Fit Companies: Sun Life Financial

The financial services company lets its employees decide how they'll stay well.

In a fit city like Boston, it’s no surprise that businesses offer wellness programs that include far more than a discounted gym membership. In this series, we’ll profile Boston-area companies that go above and beyond to keep employees healthy.

Cooking demo

Food from an on-campus cooking demo. Photo provided to

Name: Sun Life Financial

Location: Wellesley

Number of employees: 1,200 at the Wellesley headquarters

How Sun Life Financial stays well: A staff-focused approach to company wellness, and a corporation-wide commitment to health causes in-office and out.

If any company knows the importance of keeping its employees healthy, it’s Sun Life Financial, a financial services company that specializes in providing employee benefits and insurance to individuals who are out of work on short- or long-term disability.

“We know what happens when people get unhealthy,” explains Vice President of Marketing Ed Milano. “Our everyday business is connected to people being healthy at work.”

To keep its own employees healthy, Milano says Sun Life offers on-campus amenities like a gym, walking trail, cooking demonstrations, and a program called Teams For Health that gives financial assistance to employees who want to do fitness-related fundraising. Those perks aside, though, the company primarily relies on a staff-sourced approach to wellness that starts with its Wellness Ambassadors program, through which 30 employee volunteers promote health and fitness ideas they believe in.

“We have about 30 Wellness Ambassadors who drive the wellness agenda, and they can do big things and they can do small things,” Milano says. “They can drive policy and they can also just make things happen on their own.” Recently, those programs have included everything from healthy recipe sharing, cooking demonstrations from Whole Foods, inviting healthy snack providers to company events, hiking days, membership in a farm share program, and “volleyball Fridays” on the front lawn.

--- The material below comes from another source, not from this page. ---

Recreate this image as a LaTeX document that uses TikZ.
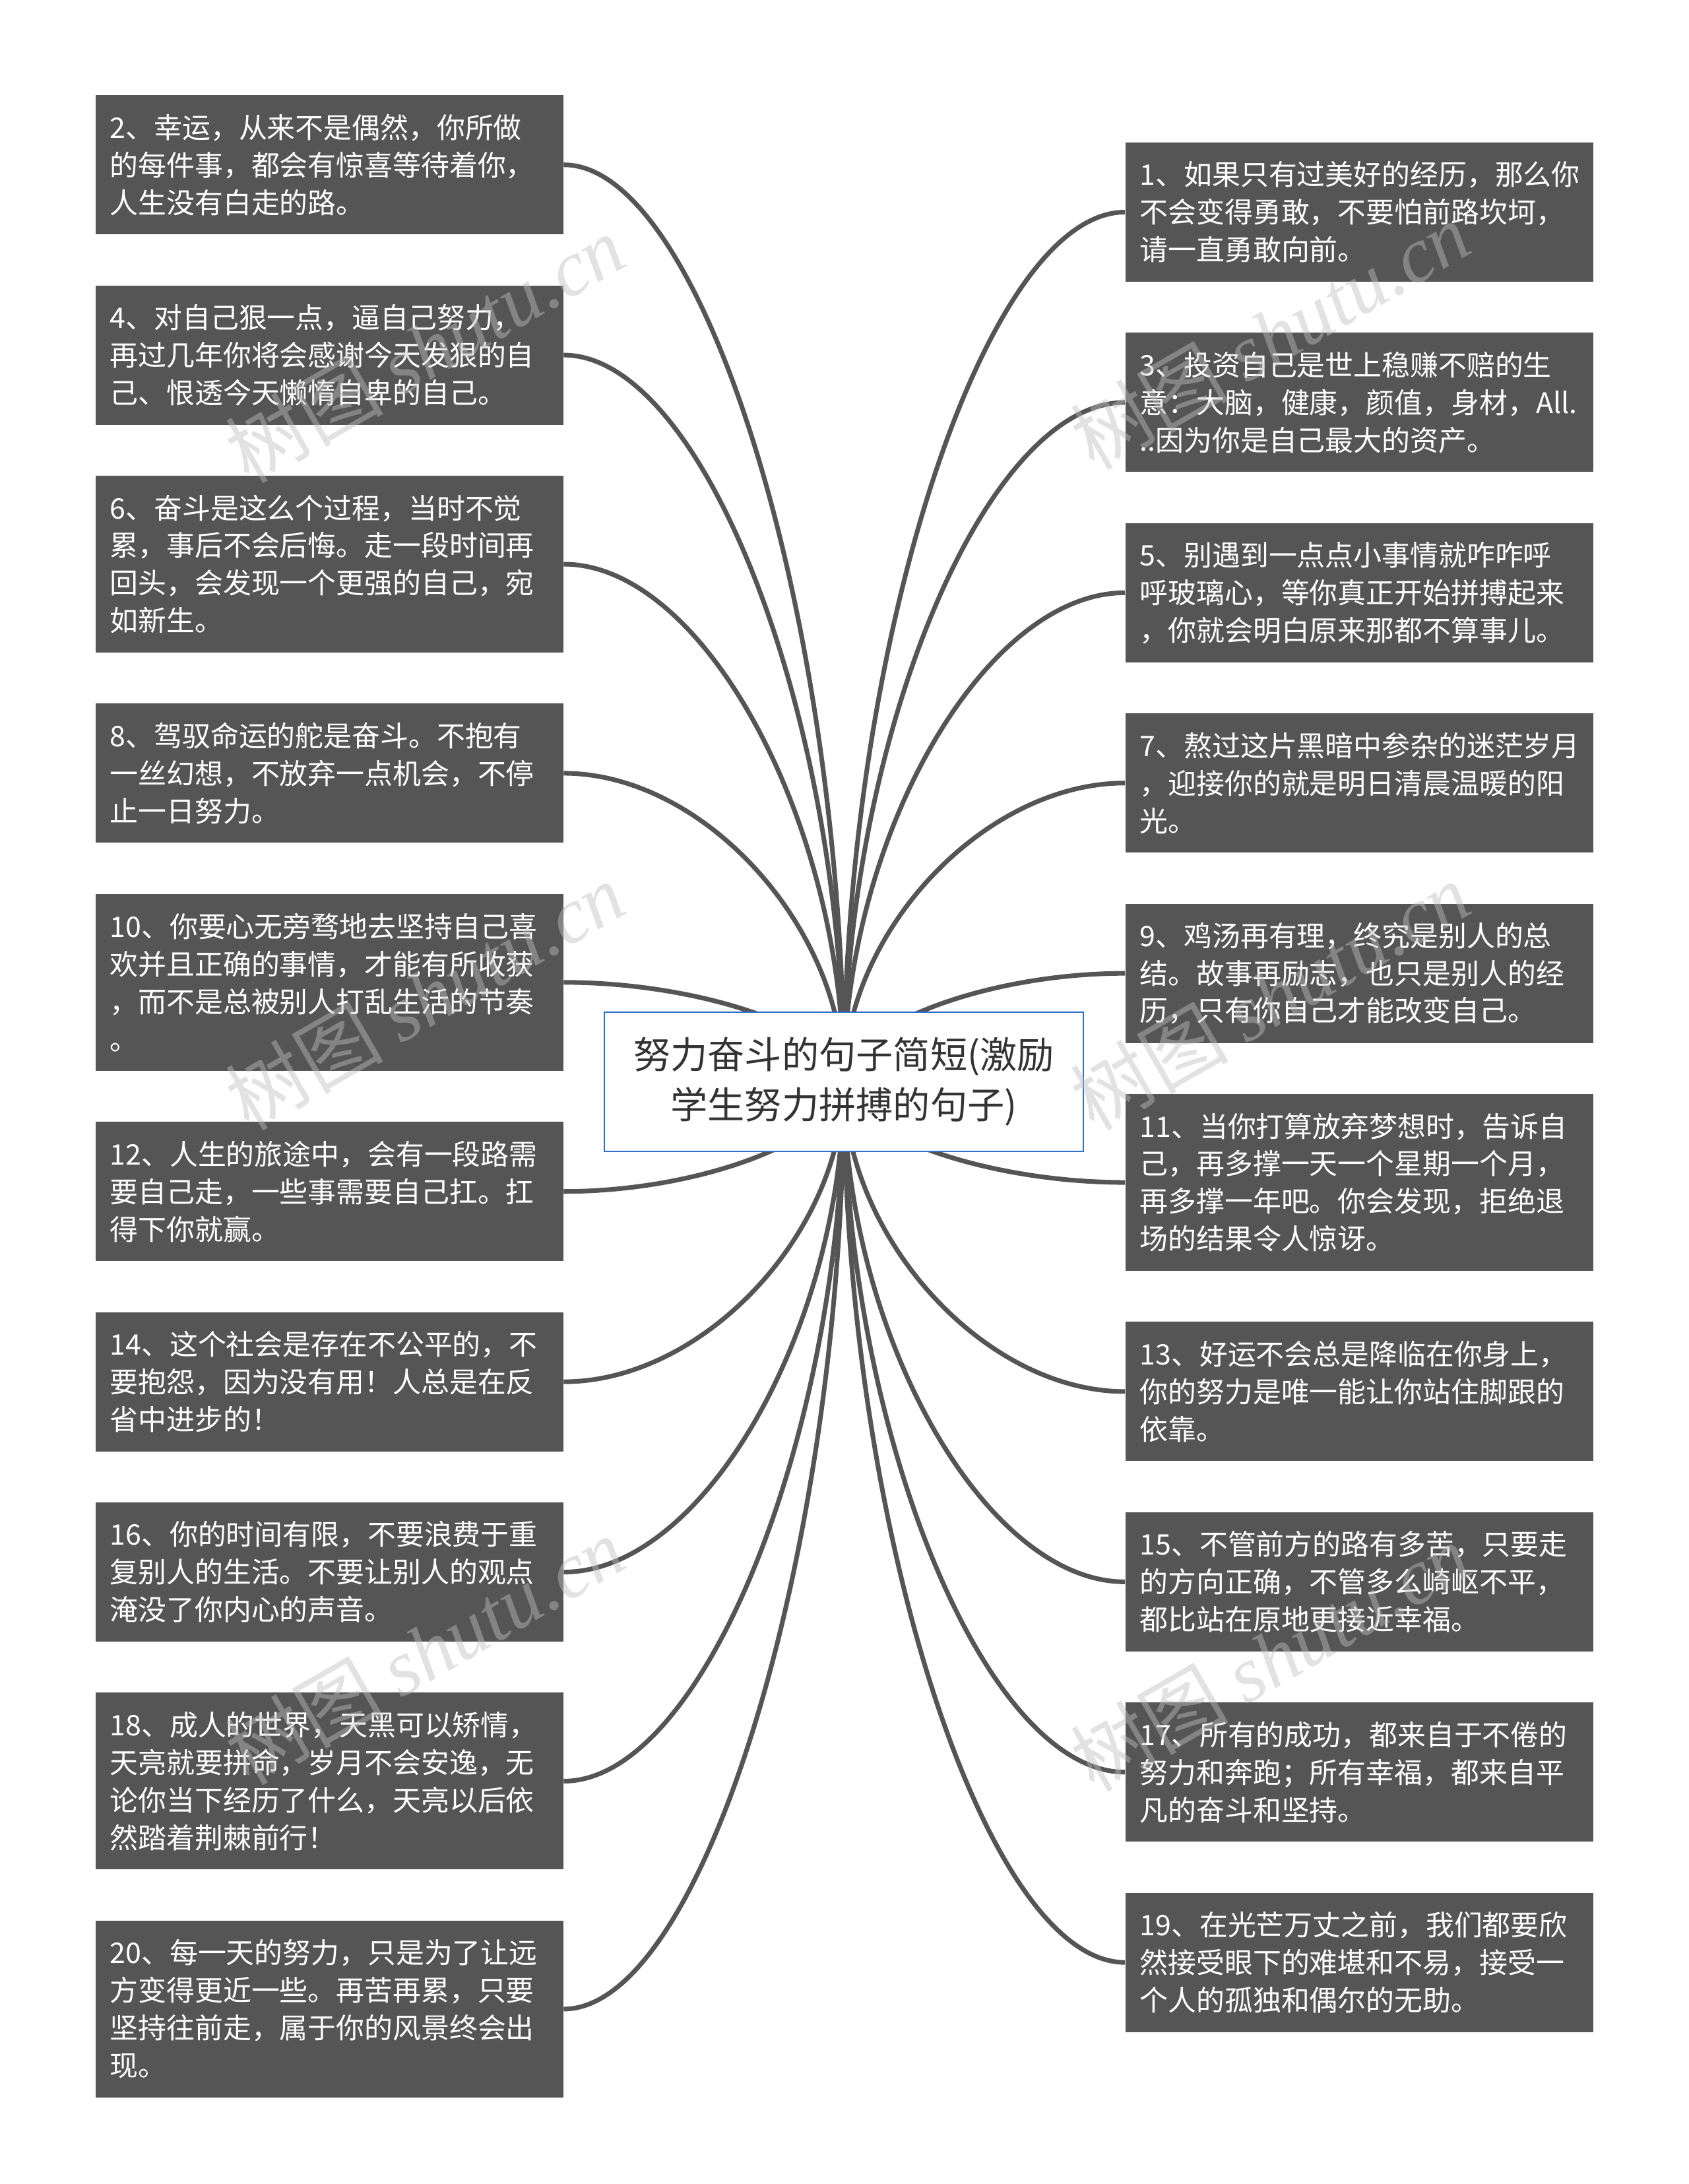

Having the wellness agenda come directly from those who will benefit from it, Milano says, is key to the program’s success. “You’ve got to get your staff to run wellness. You can’t drop it down on people; it has to come from within the staff,” he says. “To have it come from everybody in the staff, we think that’s the best way to go.”

And while Sun Life’s internal approach to health is focused on the micro level, the company is also putting its commitment to wellness toward much larger causes. The company introduced a corporation-wide project focusing on diabetes treatment and prevention last year. “We made a decision at the corporate level last year to make diabetes our central philosophic cause, because diabetes is both a marker for overall health and it is increasingly a public health risk,” Milano says. “It’s also the seventh leading cause of death in the country, and it doesn’t quite get the attention as other public health issues, so we felt it was an area where we could make a difference.” In pursuit of that goal, Sun Life has partnered with the Celtics and the YMCA in fundraising efforts, and promotes the cause within its Wellesley offices.

Whether at the grassroots or corporate level, Milano says company wellness needs to reflect the needs and interests of the employees, as wide-ranging as they might be. “It’s never one thing,” he says. “For some people, they need information. For others, they need something fun. You need a lot of things to get wellness to happen. It’s never just one magic bullet, but it’s always worth it.”